Traffic & Safety
A large aggregate operation can require dozens of heavy trucks per hour to enter and exit the pit, to carry aggregate to its destination. This traffic can alter traffic patterns many kilometres from the pit or quarry, and can have a negative impact on road safety. If there are residential areas, schools, horse-and-buggy traffic, busy 4-corner stop intersections, rail or bike-path crossings or other considerations along the haul route, the safety issues can be magnified.

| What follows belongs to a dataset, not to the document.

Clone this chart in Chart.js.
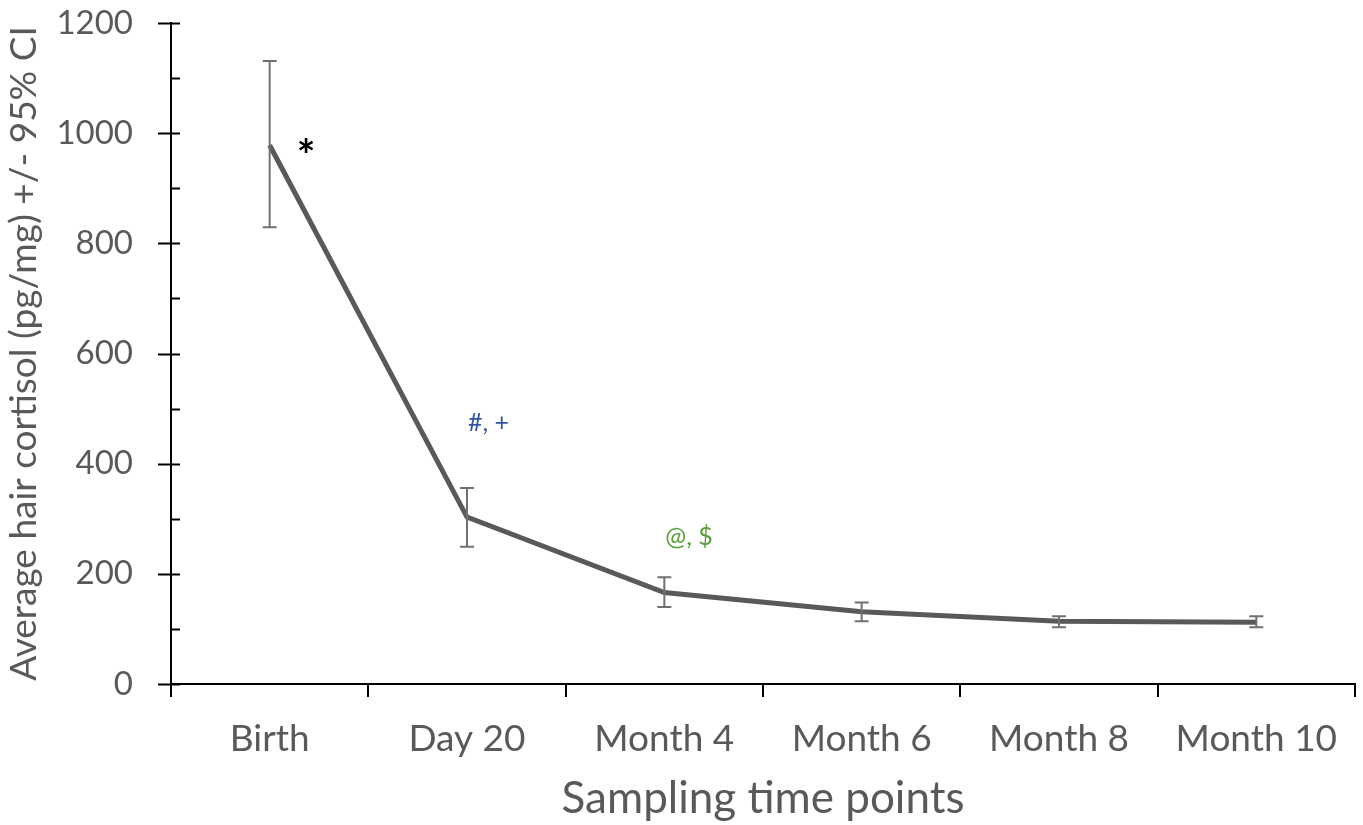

In addition to noise and dust issues, truck traffic can pose health and safety risks to others using the roads. According to the Infrastructure Health and Safety Association, trucks hauling sand, gravel and stone can mean the following:
- Collisions with other vehicles or pedestrians
- Brake failure or rollover
- Dust or stones in the air or on the road due to improperly secured loads
- Traffic slowdowns
- Road damage, pot holes or ruts due to length, frequency and weight of trucks.
Several of these issues may be due to overloading, a problem identified by the Ontario Dump Truck Association in 2014, then by the province in 2018 as well as both in late 2020. See also https://www.ihsa.ca/Topics-Hazards/Aggregates.aspx and https://www.caledonenterprise.com/news-story/9606947-police-fire-on-the-scene-of-major-collision-highway-10-in-caledon/
Recent research on dust, especially on fine particulate matter produced by the aggregate or diesel truck exhaust shows health impacts, especially when idling while waiting to enter, fill or exit the site. Since significant quantities of aggregate end up in cement and concrete, they contribute to the 5% of those industries the 3% that road transportation of all kinds contributes to atmospheric dust as well as to other industrial processes and smelting.
See also http://www.airqualityontario.com/science/pollutants/particulates.php
PM 2.5 particles can affect human health by negative impacts on lungs, heart, and brain. Research by Drs. Hong Chen, Richard T. Burnett, Ray Copes, and others reveals that short and long-term exposures are harmful.